The novel starts with the grisly discovery of 19 dead bodies in a remote village in Sweden. The eerie crime introduces us to a three unique female characters: a detective working the case, a federal judge from Skane and a Communist Party member from Beijing. All three are linked in the complicated puzzle of the crime, one that originates more than 100 years before the murders.

The pace is brisk, the writing lean and the plot complex. At times I needed to pause and mentally regroup, just to get my bearings. This isn’t a quick or easy read because the author digs far deeper into historical details than most novels. Much of the story relates to experiences of men who have a little authority and who use it to demean and debase others. Additionally, there is no place for CSI style details in this, as the details of police work lie in the background behind the incredible story.

I really appreciated Mankell’s writing style because it didn’t get tied up in unnecessary details. He focuses on the narrative but also on the complex relationships between marriage mates and the inevitable changes that occur in friendships over time. The three prominent women are all powerful characters and do not show the typical neediness or passive aggressive tendencies that are sometimes portrayed alongside a strong will.

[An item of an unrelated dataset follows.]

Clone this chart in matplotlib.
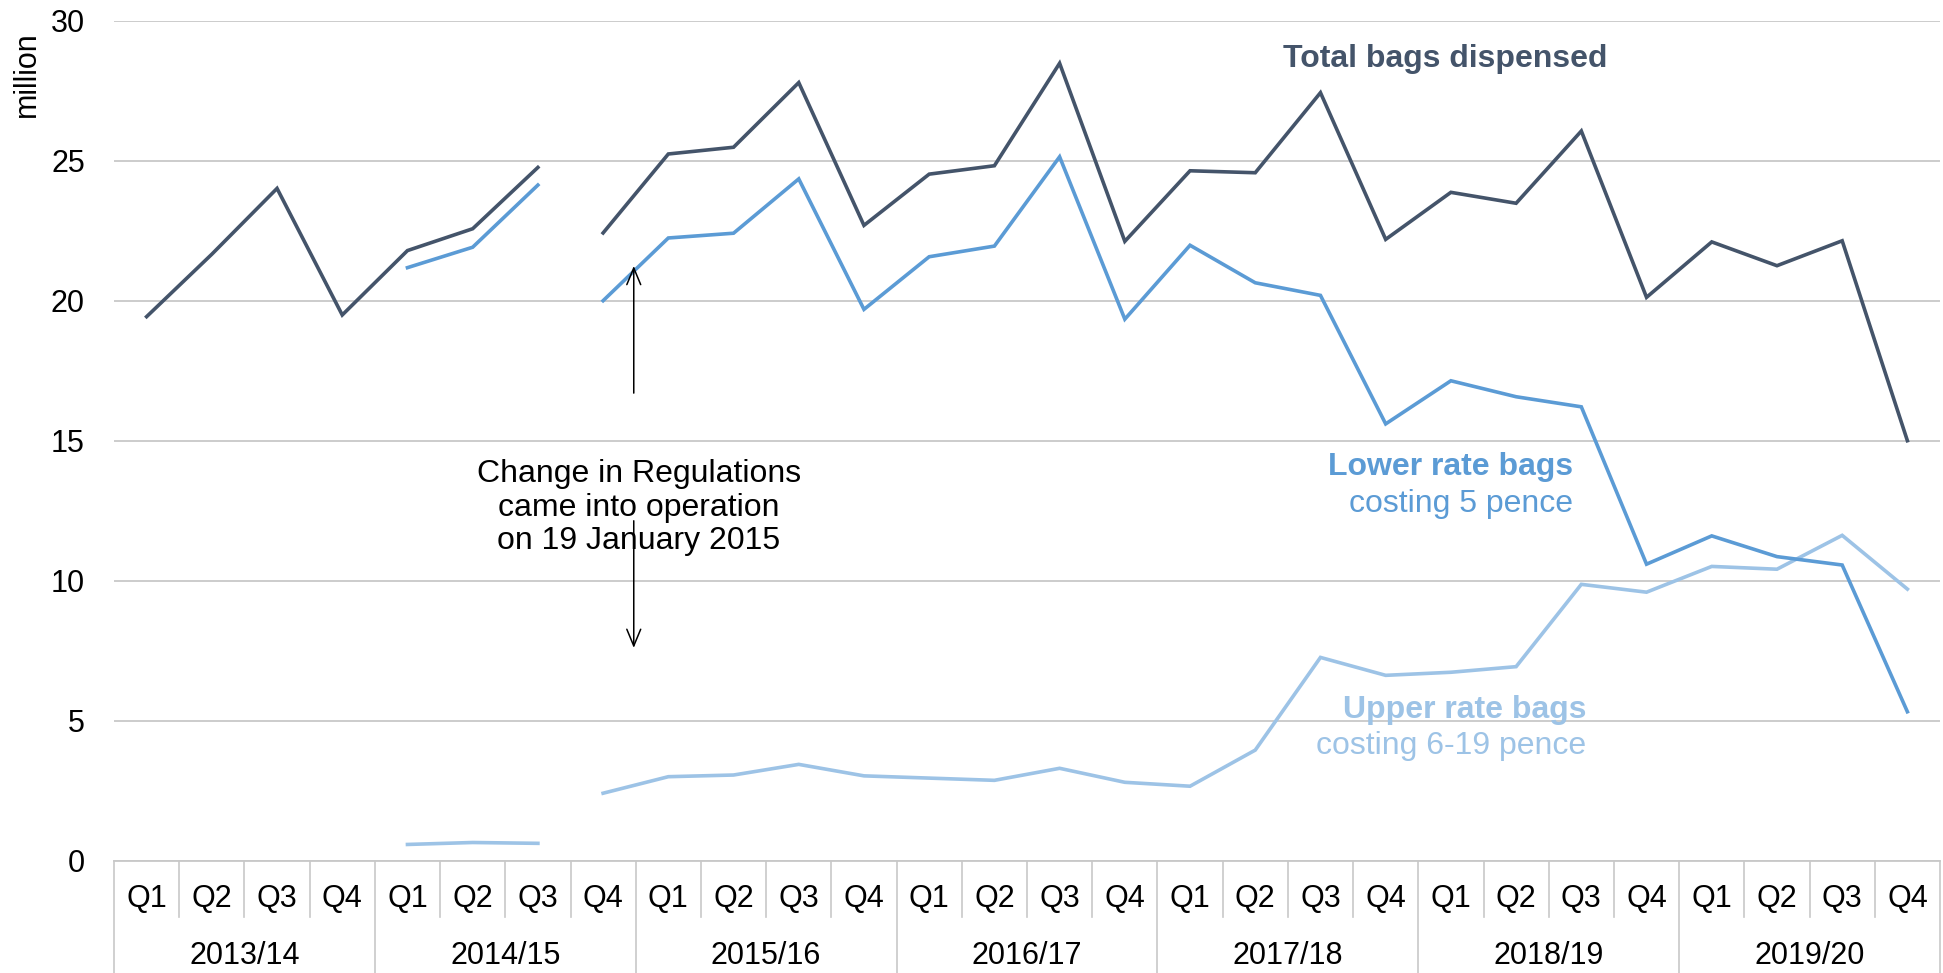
import matplotlib
matplotlib.use("Agg")
import matplotlib.pyplot as plt
import matplotlib.transforms as mtransforms
import numpy as np

plt.rcParams['font.family'] = ['Liberation Sans', 'DejaVu Sans']

years = ["2013/14", "2014/15", "2015/16", "2016/17", "2017/18", "2018/19", "2019/20"]
quarters = ["Q1", "Q2", "Q3", "Q4"]

total = [19.43, 21.66, 24.01, 19.49, 21.79, 22.57, 24.76,
         22.42, 25.24, 25.48, 27.79, 22.69, 24.52, 24.82, 28.48, 22.12,
         24.64, 24.57, 27.43, 22.19, 23.87, 23.48, 26.06, 20.12,
         22.10, 21.25, 22.14, 15.00]
lower = [np.nan, np.nan, np.nan, np.nan, 21.18, 21.91, 24.13,
         20.00, 22.24, 22.41, 24.35, 19.69, 21.57, 21.95, 25.14, 19.34,
         21.98, 20.64, 20.19, 15.60, 17.14, 16.57, 16.21, 10.59,
         11.60, 10.86, 10.56, 5.32]
upper = [np.nan, np.nan, np.nan, np.nan, 0.58, 0.65, 0.62,
         2.41, 3.00, 3.06, 3.44, 3.03, 2.95, 2.87, 3.30, 2.80,
         2.66, 3.95, 7.26, 6.62, 6.73, 6.93, 9.87, 9.59,
         10.51, 10.41, 11.62, 9.70]

split = 7  # regulation change: lines break between Q3 and Q4 of 2014/15

c_total = "#44546A"
c_lower = "#5B9BD5"
c_upper = "#9DC3E6"

W, H = 1943, 973
fig = plt.figure(figsize=(W / 100, H / 100), dpi=100)
ax = fig.add_axes([114 / W, (H - 860.7) / H, (1940 - 114) / W, (860.7 - 20.7) / H])

x = np.arange(len(total))
for series, col in [(upper, c_upper), (lower, c_lower), (total, c_total)]:
    s = np.array(series, dtype=float)
    ax.plot(x[:split], s[:split], color=col, lw=2.6, solid_joinstyle='miter', zorder=3)
    ax.plot(x[split:], s[split:], color=col, lw=2.6, solid_joinstyle='miter', zorder=3)

ax.set_xlim(-0.5, len(total) - 0.5)
ax.set_ylim(0, 30)
ax.set_yticks(np.arange(0, 31, 5))
ax.tick_params(axis='y', length=0, pad=21, labelsize=22)
ax.set_xticks([])
ax.yaxis.grid(True, color='#C8C8C8', lw=1.3)
ax.set_axisbelow(True)
for sp in ['top', 'right', 'left']:
    ax.spines[sp].set_visible(False)
ax.spines['bottom'].set_color('#C8C8C8')
ax.spines['bottom'].set_linewidth(1.3)

fig.text(27 / W, 1 - 74.5 / H, "million", rotation=90, ha='center', va='center', fontsize=22)

# hierarchical category axis
tr = mtransforms.blended_transform_factory(ax.transData, fig.transFigure)
y_axis = (H - 860.7) / H
y_qsep = (H - 917) / H
n = len(total)
for k in range(n + 1):
    xb = k - 0.5
    if k % 4 == 0:
        ax.plot([xb, xb], [y_axis, 0], transform=tr, color='#C8C8C8', lw=1.2, clip_on=False)
    else:
        ax.plot([xb, xb], [y_axis, y_qsep], transform=tr, color='#C8C8C8', lw=1.2, clip_on=False)
for k in range(n):
    ax.text(k, (H - 899) / H, quarters[k % 4], transform=tr, ha='center', va='center', fontsize=22)
for j, yr in enumerate(years):
    ax.text(4 * j + 1.5, (H - 956) / H, yr, transform=tr, ha='center', va='center', fontsize=22)

# series labels
ax.text(17.42, 28.63, "Total bags dispensed", color=c_total, fontsize=23, fontweight='bold',
        ha='left', va='center')
ax.text(21.88, 14.06, "Lower rate bags", color=c_lower, fontsize=23, fontweight='bold',
        ha='right', va='center')
ax.text(21.88, 12.74, "costing 5 pence", color=c_lower, fontsize=23, ha='right', va='center')
ax.text(22.08, 5.38, "Upper rate bags", color=c_upper, fontsize=23, fontweight='bold',
        ha='right', va='center')
ax.text(22.08, 4.10, "costing 6-19 pence", color=c_upper, fontsize=23, ha='right', va='center')

# regulation change annotation
ax.text(7.55, 12.6, "Change in Regulations\ncame into operation\non 19 January 2015",
        ha='center', va='center', fontsize=23, linespacing=1.15, color='black')
ax_x = 7.47
ap = dict(arrowstyle='->,head_length=0.6,head_width=0.25', lw=1.1, color='black',
          shrinkA=0, shrinkB=0, mutation_scale=20)
ax.annotate('', xy=(ax_x, 21.24), xytext=(ax_x, 16.7), arrowprops=ap, zorder=4)
ax.annotate('', xy=(ax_x, 7.6), xytext=(ax_x, 12.14), arrowprops=ap, zorder=4)

fig.savefig("out.png", dpi=100)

The only hesitation I felt in reading this was from a baffling string of terribly unlikely events that led to finding evidence and to solving elements of the crime. A few of these stretched any sense of realism away and left me disoriented, especially considering how well thought out the plot is. All in all, it’s a worthy read but requires a commitment and time to absorb the details of the various time periods presented.

Special thanks to Lauren Helman of Knopf for this Advanced Readers Copy.